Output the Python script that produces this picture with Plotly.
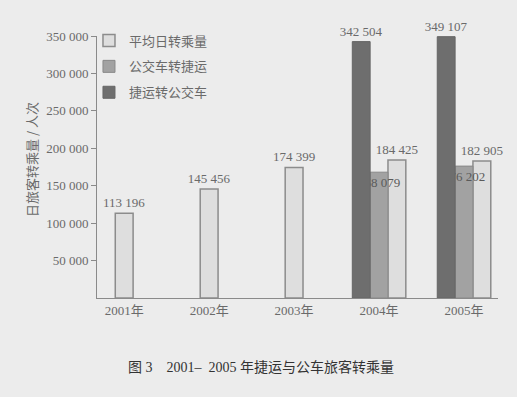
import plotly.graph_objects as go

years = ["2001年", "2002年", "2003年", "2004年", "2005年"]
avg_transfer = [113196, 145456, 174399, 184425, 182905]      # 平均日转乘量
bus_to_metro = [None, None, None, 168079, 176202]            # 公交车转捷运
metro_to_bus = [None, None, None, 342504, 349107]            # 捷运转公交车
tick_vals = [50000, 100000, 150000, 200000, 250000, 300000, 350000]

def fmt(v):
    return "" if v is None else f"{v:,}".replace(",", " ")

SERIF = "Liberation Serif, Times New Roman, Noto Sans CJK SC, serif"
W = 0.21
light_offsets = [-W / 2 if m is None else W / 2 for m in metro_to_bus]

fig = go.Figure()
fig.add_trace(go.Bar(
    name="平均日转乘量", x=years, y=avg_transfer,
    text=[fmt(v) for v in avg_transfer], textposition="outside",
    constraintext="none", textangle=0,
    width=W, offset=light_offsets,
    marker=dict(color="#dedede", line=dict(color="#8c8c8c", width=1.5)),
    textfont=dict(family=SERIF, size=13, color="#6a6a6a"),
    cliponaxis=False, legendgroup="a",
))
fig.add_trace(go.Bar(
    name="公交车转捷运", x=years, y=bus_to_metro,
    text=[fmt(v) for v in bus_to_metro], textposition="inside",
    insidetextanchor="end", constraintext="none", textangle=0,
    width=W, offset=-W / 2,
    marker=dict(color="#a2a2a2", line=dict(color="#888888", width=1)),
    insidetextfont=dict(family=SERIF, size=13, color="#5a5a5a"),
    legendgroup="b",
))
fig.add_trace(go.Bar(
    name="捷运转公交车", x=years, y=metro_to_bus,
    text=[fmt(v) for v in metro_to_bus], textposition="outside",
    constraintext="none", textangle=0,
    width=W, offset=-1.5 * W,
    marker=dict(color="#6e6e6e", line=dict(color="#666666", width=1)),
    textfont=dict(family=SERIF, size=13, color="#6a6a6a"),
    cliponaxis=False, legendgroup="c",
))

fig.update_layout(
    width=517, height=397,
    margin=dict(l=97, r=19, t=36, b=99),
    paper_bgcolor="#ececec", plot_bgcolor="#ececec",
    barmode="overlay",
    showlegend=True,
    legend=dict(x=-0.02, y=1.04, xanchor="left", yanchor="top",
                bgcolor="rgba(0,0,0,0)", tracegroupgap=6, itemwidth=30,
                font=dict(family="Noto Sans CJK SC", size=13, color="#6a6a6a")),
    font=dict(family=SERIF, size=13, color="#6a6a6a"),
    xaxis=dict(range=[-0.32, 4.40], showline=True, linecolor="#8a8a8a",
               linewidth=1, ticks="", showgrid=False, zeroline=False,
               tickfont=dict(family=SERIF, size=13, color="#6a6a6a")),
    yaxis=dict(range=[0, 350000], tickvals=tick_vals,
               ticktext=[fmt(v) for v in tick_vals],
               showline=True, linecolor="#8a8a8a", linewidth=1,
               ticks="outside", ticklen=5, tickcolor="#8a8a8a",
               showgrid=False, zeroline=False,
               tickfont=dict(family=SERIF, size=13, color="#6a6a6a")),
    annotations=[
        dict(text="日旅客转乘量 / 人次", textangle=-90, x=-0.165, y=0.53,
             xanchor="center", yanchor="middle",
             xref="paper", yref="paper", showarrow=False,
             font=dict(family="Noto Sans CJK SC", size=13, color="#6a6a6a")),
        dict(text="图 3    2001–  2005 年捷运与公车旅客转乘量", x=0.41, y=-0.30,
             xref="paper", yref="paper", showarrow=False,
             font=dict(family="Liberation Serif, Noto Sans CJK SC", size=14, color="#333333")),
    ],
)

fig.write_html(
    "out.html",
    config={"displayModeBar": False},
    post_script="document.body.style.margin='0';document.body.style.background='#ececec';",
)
:::::
Copy the whole listing above word for word but do not carry over the pictures.

**Output**
Output the Python script that produces this picture with Plotly.
import plotly.graph_objects as go

years = ["2001年", "2002年", "2003年", "2004年", "2005年"]
avg_transfer = [113196, 145456, 174399, 184425, 182905]      # 平均日转乘量
bus_to_metro = [None, None, None, 168079, 176202]            # 公交车转捷运
metro_to_bus = [None, None, None, 342504, 349107]            # 捷运转公交车
tick_vals = [50000, 100000, 150000, 200000, 250000, 300000, 350000]

def fmt(v):
    return "" if v is None else f"{v:,}".replace(",", " ")

SERIF = "Liberation Serif, Times New Roman, Noto Sans CJK SC, serif"
W = 0.21
light_offsets = [-W / 2 if m is None else W / 2 for m in metro_to_bus]

fig = go.Figure()
fig.add_trace(go.Bar(
    name="平均日转乘量", x=years, y=avg_transfer,
    text=[fmt(v) for v in avg_transfer], textposition="outside",
    constraintext="none", textangle=0,
    width=W, offset=light_offsets,
    marker=dict(color="#dedede", line=dict(color="#8c8c8c", width=1.5)),
    textfont=dict(family=SERIF, size=13, color="#6a6a6a"),
    cliponaxis=False, legendgroup="a",
))
fig.add_trace(go.Bar(
    name="公交车转捷运", x=years, y=bus_to_metro,
    text=[fmt(v) for v in bus_to_metro], textposition="inside",
    insidetextanchor="end", constraintext="none", textangle=0,
    width=W, offset=-W / 2,
    marker=dict(color="#a2a2a2", line=dict(color="#888888", width=1)),
    insidetextfont=dict(family=SERIF, size=13, color="#5a5a5a"),
    legendgroup="b",
))
fig.add_trace(go.Bar(
    name="捷运转公交车", x=years, y=metro_to_bus,
    text=[fmt(v) for v in metro_to_bus], textposition="outside",
    constraintext="none", textangle=0,
    width=W, offset=-1.5 * W,
    marker=dict(color="#6e6e6e", line=dict(color="#666666", width=1)),
    textfont=dict(family=SERIF, size=13, color="#6a6a6a"),
    cliponaxis=False, legendgroup="c",
))

fig.update_layout(
    width=517, height=397,
    margin=dict(l=97, r=19, t=36, b=99),
    paper_bgcolor="#ececec", plot_bgcolor="#ececec",
    barmode="overlay",
    showlegend=True,
    legend=dict(x=-0.02, y=1.04, xanchor="left", yanchor="top",
                bgcolor="rgba(0,0,0,0)", tracegroupgap=6, itemwidth=30,
                font=dict(family="Noto Sans CJK SC", size=13, color="#6a6a6a")),
    font=dict(family=SERIF, size=13, color="#6a6a6a"),
    xaxis=dict(range=[-0.32, 4.40], showline=True, linecolor="#8a8a8a",
               linewidth=1, ticks="", showgrid=False, zeroline=False,
               tickfont=dict(family=SERIF, size=13, color="#6a6a6a")),
    yaxis=dict(range=[0, 350000], tickvals=tick_vals,
               ticktext=[fmt(v) for v in tick_vals],
               showline=True, linecolor="#8a8a8a", linewidth=1,
               ticks="outside", ticklen=5, tickcolor="#8a8a8a",
               showgrid=False, zeroline=False,
               tickfont=dict(family=SERIF, size=13, color="#6a6a6a")),
    annotations=[
        dict(text="日旅客转乘量 / 人次", textangle=-90, x=-0.165, y=0.53,
             xanchor="center", yanchor="middle",
             xref="paper", yref="paper", showarrow=False,
             font=dict(family="Noto Sans CJK SC", size=13, color="#6a6a6a")),
        dict(text="图 3    2001–  2005 年捷运与公车旅客转乘量", x=0.41, y=-0.30,
             xref="paper", yref="paper", showarrow=False,
             font=dict(family="Liberation Serif, Noto Sans CJK SC", size=14, color="#333333")),
    ],
)

fig.write_html(
    "out.html",
    config={"displayModeBar": False},
    post_script="document.body.style.margin='0';document.body.style.background='#ececec';",
)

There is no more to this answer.